The next issue may be a late paycheck, a lost card, a pending charge, or a forgotten password. One saved page will not answer every problem.
FAQ
Is wisily a real Wisely service?
No. wisily is usually a misspelling. Most readers likely mean Wisely, myWisely, or Wisely Pay.
Should I log in through a wisily guide?
No. A wisily guide should only explain the topic. It should not collect your login, PIN, card number, routing number, account number, one-time code, or identity documents.
What is myWisely used for?
myWisely is used for card account tasks such as balance, transaction history, pending deposit views, card settings, alerts, ATM tools, direct deposit details, and card lock.
Why does ADP show up in wisily searches?
ADP may appear because Wisely Pay is connected with ADP for many employer-issued paycards. Use ADP Wisely Pay support only when the issue matches that route.

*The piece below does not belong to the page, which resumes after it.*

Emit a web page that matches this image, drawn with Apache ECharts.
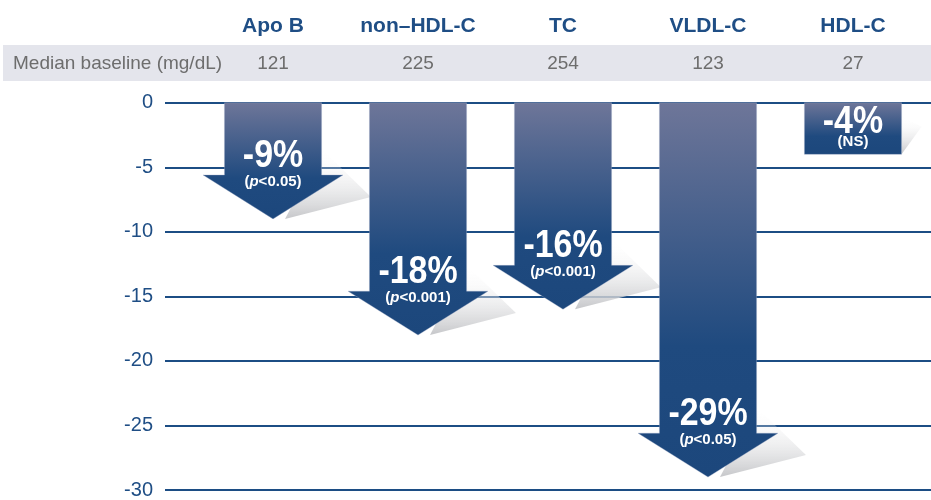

Where do routing and account numbers come from?
Use myWisely through a verified route, then open Account Settings and Direct Deposit. Do not use the card number as the account number.
Who changes where my paycheck goes?
Your employer payroll process usually handles paycheck setup. myWisely can provide deposit details, but payroll may control forms, deadlines, and timing.
Does Wisely card lock stop pending transactions?
No. Wisely card lock can block new authorizations, but pending or already authorized transactions may still go through.
Where should exact fee details come from?
Exact Wisely fee details should come from the cardholder agreement, fee schedule, or official account materials tied to the specific card.